Acompanhada pelo doutor Shakespeare Novaes, uma mulher, cuja identidade será resguardada, relatou momentos de horror durante o parto do primeiro filho. Segundo ela, no dia em que o bebê resolveu nascer, o obstetra estava atendendo outras gestantes e, para que pudesse retornar ao consultório, o especialista optou por recorrer a medicamentos que induzissem o nascimento da criança.
“Eu lembro da enfermeira ficar perplexa pelo fato da ocitocina estar jorrando direto na veia, sem a bomba para controlar quantidade. Lembro também da dor absurda que eu estava sentindo por conta do medicamento. O médico mal falava comigo, pois estava com outras pacientes. De repente, veio com uma conversa de ter uma agenda para cumprir, de eu já estar com 8 cm de dilatação e que, por isso, iríamos para a sala de parto”, detalhou a mulher.
No local, segundo ela, e depois de quase 12h, um outro médico, supostamente amigo do obstetra, a tocou e estourou a bolsa amniótica. Nesse meio tempo, ela conta que ninguém da equipe parou para verificar como o bebê estava.
“Eu estava cansada e sentindo uma dor enlouquecedora. Depois de muita luta, meu filho nasceu quase sem vida. Ele precisou ser reanimado, intubado, e encaminhado para protocolo de hipotermia. No total, meu bebê ficou três dias resfriado para preservar o cérebro, cinco dias de intubação e 12 dias de UTI”, contou a mãe.
De acordo com ela, a criança sofreu asfixia e, por um “milagre”, não teve sequelas. “Os médicos diziam que ele teria paralisia cerebral ou outros problemas de saúde, mas, graças a Deus, meu filho hoje não tem nenhuma sequela do sofrimento que enfrentou”, declarou
“Eu demorei muito para aceitar tudo. Hoje, eu vejo que essa quase fatalidade foi por má conduta do doutor. Por irresponsabilidade. O que passamos na mão dele foi pura negligência.
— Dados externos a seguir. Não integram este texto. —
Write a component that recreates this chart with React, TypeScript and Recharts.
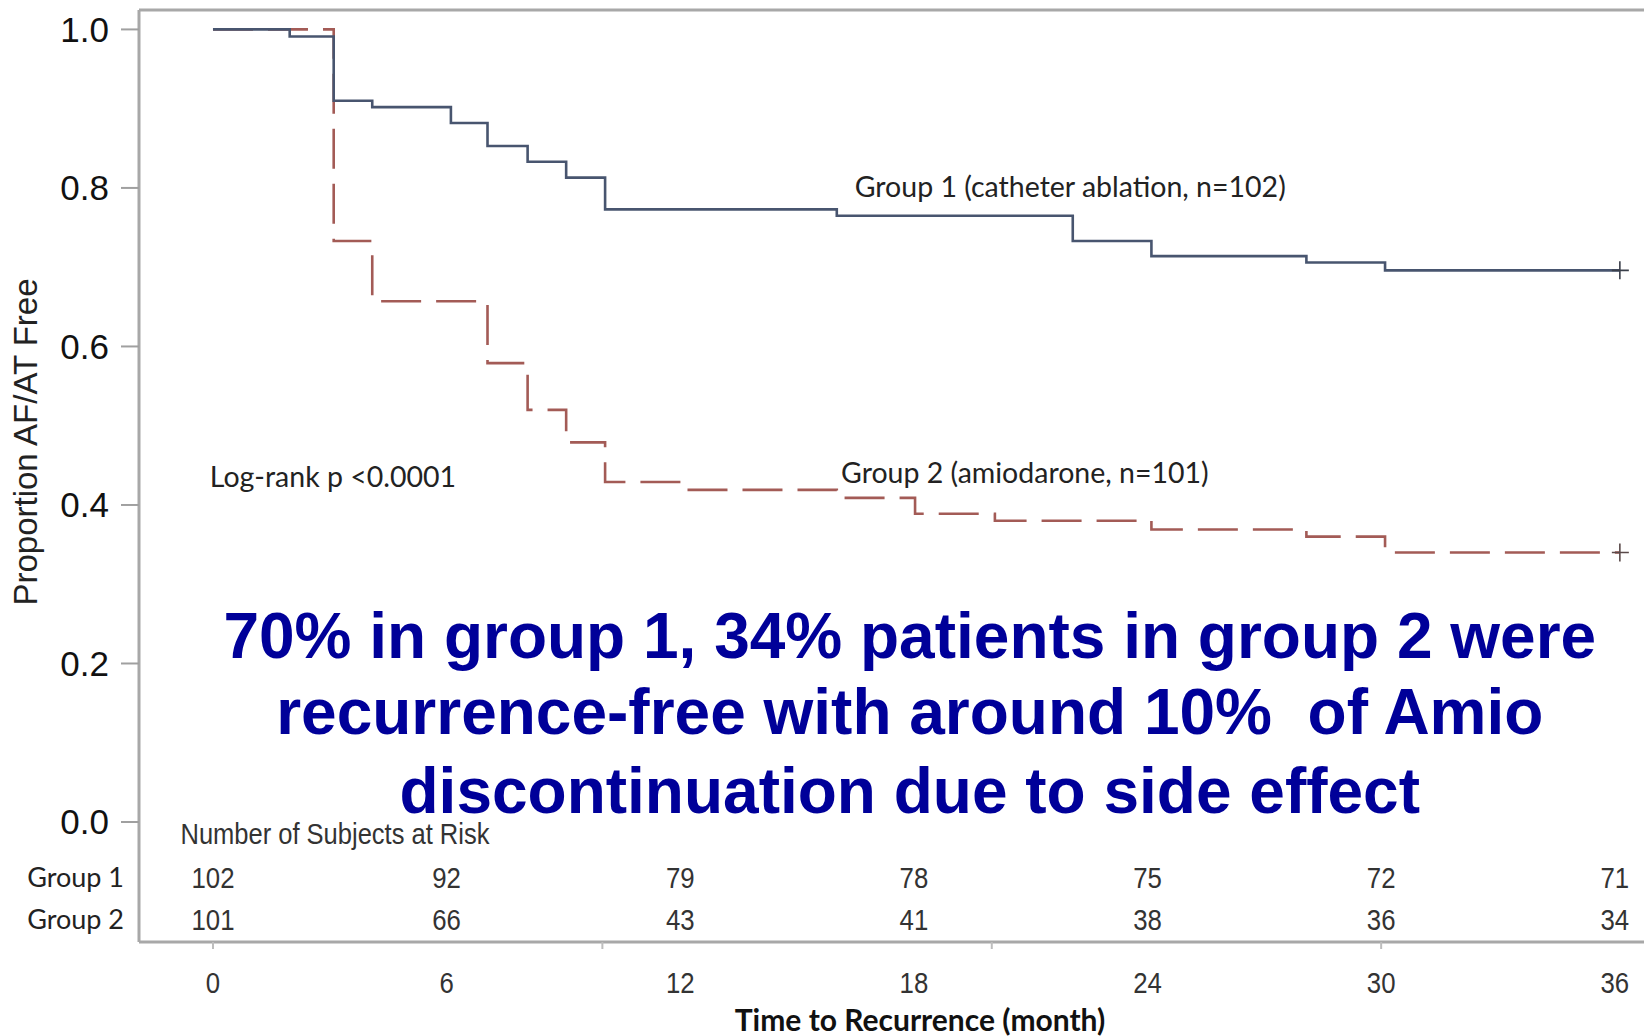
import React from 'react';
import { ComposedChart, Line, XAxis, YAxis, ReferenceLine, ReferenceDot } from 'recharts';

// Kaplan-Meier steps (months, proportion free)
const group1Times = [0, 1.97, 3.1, 4.09, 6.11, 7.05, 8.08, 9.07, 10.07, 16.02, 22.08, 24.1, 28.08, 30.1, 36.13];
const group1Surv = [1.0, 0.991, 0.91, 0.902, 0.882, 0.853, 0.833, 0.813, 0.773, 0.765, 0.733, 0.714, 0.706, 0.696, 0.696];
const group2Times = [0, 3.1, 4.09, 7.05, 8.08, 9.07, 10.07, 12.1, 16.02, 18.03, 20.08, 24.1, 28.08, 30.1, 36.13];
const group2Surv = [1.0, 0.733, 0.657, 0.579, 0.52, 0.479, 0.429, 0.419, 0.409, 0.389, 0.38, 0.369, 0.36, 0.34, 0.34];

// number at risk table
const riskTimes = [0, 6, 12, 18, 24, 30, 36];
const riskGroup1 = [102, 92, 79, 78, 75, 72, 71];
const riskGroup2 = [101, 66, 43, 41, 38, 36, 34];
const riskLabels = ['Group 1', 'Group 2'];

const yTicks = [0, 0.2, 0.4, 0.6, 0.8, 1.0];
const axisTickMarks = [0, 10, 20, 30];
const summaryLines = [
    '70% in group 1, 34% patients in group 2 were',
    'recurrence-free with around 10%  of Amio',
    'discontinuation due to side effect',
];

const X_DOMAIN: [number, number] = [-1.9, 36.75];
const Y_DOMAIN: [number, number] = [-0.1514, 1.0245];
const RISK_ROW_Y = [-0.0702, -0.123];
const SUMMARY_Y = [0.2069, 0.111, 0.0119];

const BLUE = '#48556f';
const RED = '#a35b56';
const FRAME = '#a8a8a8';

const toRows = (t: number[], s: number[]) => t.map((v, i) => ({ t: v, s: s[i] }));
const group1Data = toRows(group1Times, group1Surv);
const group2Data = toRows(group2Times, group2Surv);
const bottomTicks = Array.from(new Set([...axisTickMarks, ...riskTimes])).sort((a, b) => a - b);

const calibri: React.CSSProperties = { fontFamily: 'Lato, "Open Sans", sans-serif', fontSize: 28.5, fill: '#222' };
const narrow: React.CSSProperties = { fontFamily: '"Liberation Sans Narrow", "Liberation Sans", Arial, sans-serif', fontSize: 30, fill: '#333' };

const censorDot = (color: string, last: number) => (p: any) => {
    if (p.index !== last) return <g key={`d-${p.index}`} />;
    return (
        <path
            key={`d-${p.index}`}
            d={`M${p.cx - 8},${p.cy}H${p.cx + 9}M${p.cx},${p.cy - 9}V${p.cy + 9}`}
            stroke={color}
            strokeWidth={1.6}
            fill="none"
        />
    );
};

// bottom axis: tick marks every 10 months, labels every 6 months (under the risk table)
const BottomTick = (props: any) => {
    const { x, y, payload } = props;
    const v = payload.value;
    return (
        <g>
            {v % 10 === 0 && <line x1={x} x2={x} y1={y} y2={y + 7} stroke="#bdbdbd" strokeWidth={2} />}
            {v % 6 === 0 && (
                <text transform={`translate(${x},${y + 40}) scale(0.86,1)`} textAnchor="middle" dy="0.36em" style={narrow}>
                    {v}
                </text>
            )}
        </g>
    );
};

const note = (
    key: string,
    x: number,
    y: number,
    text: string,
    style: React.CSSProperties,
    anchor: 'start' | 'middle' | 'end' = 'start',
    dy = '0.35em',
    sx = 1,
    dx = 0,
) => (
    <ReferenceDot
        key={key}
        xAxisId="main"
        x={x}
        y={y}
        r={0}
        fill="none"
        stroke="none"
        label={(p: any) => (
            <text
                transform={`translate(${p.viewBox.x + dx},${p.viewBox.y}) scale(${sx},1)`}
                textAnchor={anchor}
                dy={dy}
                style={{ whiteSpace: 'pre', ...style }}
            >
                {text}
            </text>
        )}
    />
);

export default function App() {
    return (
        <div style={{ position: 'absolute', left: 0, top: 0, width: 1644, height: 1036, background: '#fff', overflow: 'hidden' }}>
            <ComposedChart width={1644} height={1036} margin={{ top: 10, right: 0, bottom: 0, left: 0 }}>
                <XAxis
                    xAxisId="main"
                    type="number"
                    dataKey="t"
                    domain={X_DOMAIN}
                    allowDataOverflow
                    ticks={bottomTicks}
                    interval={0}
                    tick={<BottomTick />}
                    tickSize={0}
                    tickMargin={0}
                    tickLine={false}
                    axisLine={{ stroke: FRAME, strokeWidth: 3 }}
                    height={94}
                    label={() => (
                        <text x={920} y={1020} dy="0.35em" textAnchor="middle"
                            style={{ fontFamily: 'Lato, "Open Sans", sans-serif', fontWeight: 700, fontSize: 30, fill: '#111' }}>
                            Time to Recurrence (month)
                        </text>
                    )}
                />
                <YAxis
                    type="number"
                    domain={Y_DOMAIN}
                    allowDataOverflow
                    ticks={yTicks}
                    interval={0}
                    tickFormatter={(v: number) => v.toFixed(1)}
                    tick={{ fontFamily: '"Liberation Sans", Arial, sans-serif', fontSize: 35, fill: '#111' }}
                    tickSize={18}
                    tickMargin={12}
                    tickLine={{ stroke: '#a0a0a0', strokeWidth: 2 }}
                    axisLine={{ stroke: FRAME, strokeWidth: 3 }}
                    width={139}
                    label={() => (
                        <text transform="translate(37,442) rotate(-90)" textAnchor="middle"
                            style={{ fontFamily: '"Liberation Sans", Arial, sans-serif', fontSize: 33, fill: '#222' }}>
                            Proportion AF/AT Free
                        </text>
                    )}
                />
                <ReferenceLine xAxisId="main" y={Y_DOMAIN[1]} stroke={FRAME} strokeWidth={3} />

                <Line
                    xAxisId="main"
                    data={group2Data}
                    dataKey="s"
                    type="stepAfter"
                    stroke={RED}
                    strokeWidth={2.6}
                    strokeDasharray="40 15"
                    dot={censorDot('#5a4a4a', group2Data.length - 1)}
                    activeDot={false}
                    isAnimationActive={false}
                />
                <Line
                    xAxisId="main"
                    data={group1Data}
                    dataKey="s"
                    type="stepAfter"
                    stroke={BLUE}
                    strokeWidth={2.6}
                    dot={censorDot('#3a3f4a', group1Data.length - 1)}
                    activeDot={false}
                    isAnimationActive={false}
                />

                {note('g1', 16.48, 0.8017, 'Group 1 (catheter ablation, n=102)', calibri)}
                {note('g2', 16.13, 0.4403, 'Group 2 (amiodarone, n=101)', calibri)}
                {note('lr', -0.08, 0.435, 'Log-rank p <0.0001', calibri)}
                {note('hdr', -0.835, -0.0146, 'Number of Subjects at Risk', { ...narrow, fontSize: 29 }, 'start', '0.36em', 0.88)}

                {summaryLines.map((line, i) =>
                    note(`sum-${i}`, 17.894, SUMMARY_Y[i], line,
                        { fontFamily: '"Liberation Sans", Arial, sans-serif', fontWeight: 700, fontSize: 64, fill: '#000099' },
                        'middle', '0'),
                )}

                {riskLabels.map((lab, r) =>
                    note(`rl-${r}`, X_DOMAIN[0], RISK_ROW_Y[r], lab, { ...calibri, fontSize: 27 }, 'end', '0.35em', 1, -15),
                )}
                {riskTimes.map((t, i) => note(`r1-${i}`, t, RISK_ROW_Y[0], String(riskGroup1[i]), narrow, 'middle', '0.36em', 0.86))}
                {riskTimes.map((t, i) => note(`r2-${i}`, t, RISK_ROW_Y[1], String(riskGroup2[i]), narrow, 'middle', '0.36em', 0.86))}
            </ComposedChart>
        </div>
    );
}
Não o indico a nenhuma grávida que está prestes a ter bebê”, completou.
Diferente do destino da criança desta última mãe, a família de um outro bebê, que sofreu graves sequelas durante o parto, hoje também move processo contra o médico no Tribunal de Justiça do Distrito Federal (TJDFT).
Na peça, os pais de um bebê apontam que, devido a ações do obstetra, a vítima teve sofrimento fetal, que provocou encefalopatia hipóxico-isquêmica, causada por tratamento inadequado do hipotireoidismo materno e ausência de monitoramento da vitalidade fetal durante o parto.
Defesa
O Metrópoles contatou o doutor Shakespeare Novaes que, por nota, se pronunciou, dizendo lamentar “profundamente o caso de óbito noticiado na presente matéria, oportunidade em que reitero a minha mais sincera solidariedade aos familiares envolvidos”. Em sua defesa, o obstetra disse que sempre pautou o “trabalho como médico obstetra com base na aplicação de técnicas e métodos amplamente reconhecidos no meio científico, os quais aplico desde minha formação em medicina há mais de 20 anos, sem que tenha respondido por qualquer processo neste período”.
“Devido às restrições quanto ao sigilo médico, expostas perante o Código de Ética Médica, por meio de seu Artigo 73, parágrafo único, ressalto que todos os fatos que verdadeiramente ocorreram durante minha condução dos partos noticiados serão devidamente esclarecidos perante a Justiça, os quais poderão ser comprovados por meio de perícia e outras provas que se fizerem necessárias”, escreveu.
O médico continua sua defensa dizendo que “os casos judicializados ainda se encontram em fase inicial, sequer tendo sido realizada perícia imparcial que tenha constatado qualquer tipo de falha de minha parte”.
Ao final da nota, Shakespeare diz que nutre o mais profundo respeito pelos pacientes envolvidos e que segue confiante que será comprovada a sua inocência. “Não agi, em qualquer momento, com negligência, imprudência ou imperícia, me mantendo ainda à disposição para prestar os esclarecimentos às partes e autoridades envolvidas”, finalizou.